How International Graduates Enter the System
International medical graduates (IMGs) follow a different route into US medical practice. Before they can enter a residency program, they need certification from the Educational Commission for Foreign Medical Graduates (ECFMG, now part of Intealth).
To earn ECFMG certification, an IMG must graduate from a medical school listed in the World Directory of Medical Schools with an ECFMG Sponsor Note, complete at least four credit years of medical education, and pass both USMLE Step 1 and Step 2 CK. There’s also a clinical skills and communication requirement, which currently involves completing an approved ECFMG Pathway that includes a satisfactory score on the Occupational English Test for Medicine. Once certified, IMGs can apply for residency positions and eventually complete Step 3 to obtain full licensure.
Specialty Board Certification After Residency
Once a physician finishes residency, they become eligible for the exam most people think of when they hear “board certified.” This is the specialty certification exam, administered by one of the 24 member boards of the ABMS. Each specialty has its own board: the American Board of Internal Medicine handles internal medicine, the American Board of Surgery handles surgical specialties, and so on.
The general requirements for certification are consistent across specialties. A candidate must hold a medical degree (MD or DO), have completed three to seven years of accredited residency training depending on the specialty, hold an unrestricted medical license, and provide letters of attestation from program faculty. Then they sit for a specialty-specific exam covering the clinical knowledge and judgment expected in that field.
Subspecialty certification adds another layer. A physician who is already board certified in internal medicine, for example, can pursue additional certification in cardiology or gastroenterology after completing a fellowship. This requires passing yet another exam in the subspecialty discipline.
Maintaining Certification Over Time
Board certification is not permanent. Physicians must participate in an ongoing process called Maintenance of Certification (MOC) to keep their status current. The specifics vary by specialty board, but the general framework involves earning at least 100 MOC points every five years through educational activities and quality improvement projects, plus passing a periodic knowledge assessment.
Boards now offer several assessment formats. Some allow a traditional exam taken every ten years. Others offer a longitudinal knowledge assessment, where physicians answer a smaller number of questions on a rolling basis throughout the year rather than sitting for a single high-stakes test. There are also collaborative pathways tied to practice improvement efforts. The goal is to verify that a physician’s knowledge stays current as medical science evolves.
Why “Board Certified” Matters in Practice
For patients, seeing “board certified” on a physician’s credentials means that doctor passed a rigorous specialty exam beyond what’s required for basic licensure. It signals that an independent organization verified their expertise in a specific area of medicine. Many hospitals require board certification for staff privileges, and some insurance plans use it as a credentialing criterion.

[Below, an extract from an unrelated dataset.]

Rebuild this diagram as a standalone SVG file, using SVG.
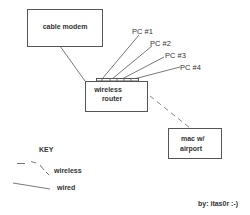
<svg xmlns="http://www.w3.org/2000/svg" width="250" height="215" viewBox="0 0 250 215">
<style>
.box{fill:#fff;stroke:#555;stroke-width:1}
.ln{stroke:#555;stroke-width:0.8;fill:none}
.dash{stroke:#666;stroke-width:0.8;fill:none;stroke-dasharray:5,4}
.t{font-family:"Liberation Sans",Arial,sans-serif;font-size:7px;font-weight:bold;fill:#333}
.pc{font-family:"Liberation Sans",Arial,sans-serif;font-size:7.5px;fill:#333}
</style>
<rect width="250" height="215" fill="#fff"/>
<g id="connectors">
<line class="ln" x1="60" y1="46" x2="85" y2="81"/>
<line class="ln" x1="102" y1="79" x2="139" y2="35"/>
<line class="ln" x1="112" y1="79" x2="152" y2="46"/>
<line class="ln" x1="122" y1="79" x2="164" y2="57"/>
<line class="ln" x1="134" y1="79" x2="180" y2="67"/>
<line class="dash" x1="150" y1="96" x2="190" y2="128"/>
</g>
<g id="cable-modem">
<rect class="box" x="27.5" y="9.5" width="75" height="37"/>
<text class="t" x="65" y="29" text-anchor="middle">cable modem</text>
</g>
<g id="wireless-router">
<rect class="box" x="85.5" y="81.5" width="62" height="30"/>
<rect class="box" x="96.5" y="78.5" width="42" height="2.5" stroke-width="0.7"/>
<line class="ln" x1="102" y1="78.5" x2="102" y2="81"/>
<line class="ln" x1="110" y1="78.5" x2="110" y2="81"/>
<line class="ln" x1="117" y1="78.5" x2="117" y2="81"/>
<line class="ln" x1="124" y1="78.5" x2="124" y2="81"/>
<line class="ln" x1="131" y1="78.5" x2="131" y2="81"/>
<text class="t" x="108" y="92" text-anchor="middle">wireless</text>
<text class="t" x="112" y="101" text-anchor="middle">router</text>
</g>
<g id="pc1"><text class="pc" x="132" y="34">PC #1</text></g>
<g id="pc2"><text class="pc" x="150" y="46">PC #2</text></g>
<g id="pc3"><text class="pc" x="165" y="58">PC #3</text></g>
<g id="pc4"><text class="pc" x="180" y="70">PC #4</text></g>
<g id="mac">
<rect class="box" x="168.5" y="128.5" width="53" height="30"/>
<text class="t" x="181" y="141">mac w/</text>
<text class="t" x="180" y="151">airport</text>
</g>
<g id="key">
<text class="t" x="39" y="152">KEY</text>
<path class="ln" d="M17 163.5H25M31 161.5L36 163M40 165L44 170M46 172L49 175"/>
<text class="t" x="54" y="173">wireless</text>
<line class="ln" x1="13" y1="183" x2="50" y2="189"/>
<text class="t" x="57" y="190">wired</text>
</g>
<text class="t" x="198" y="206">by: itas0r :-)</text>
</svg>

For physicians, the distinction between being licensed and being board certified is significant. Licensure is the legal floor: it confirms minimum competency to practice medicine safely. Board certification sits above that floor and is tied to career advancement, hospital privileges, and professional reputation. A physician can legally practice without board certification, but doing so increasingly limits where and how they can work.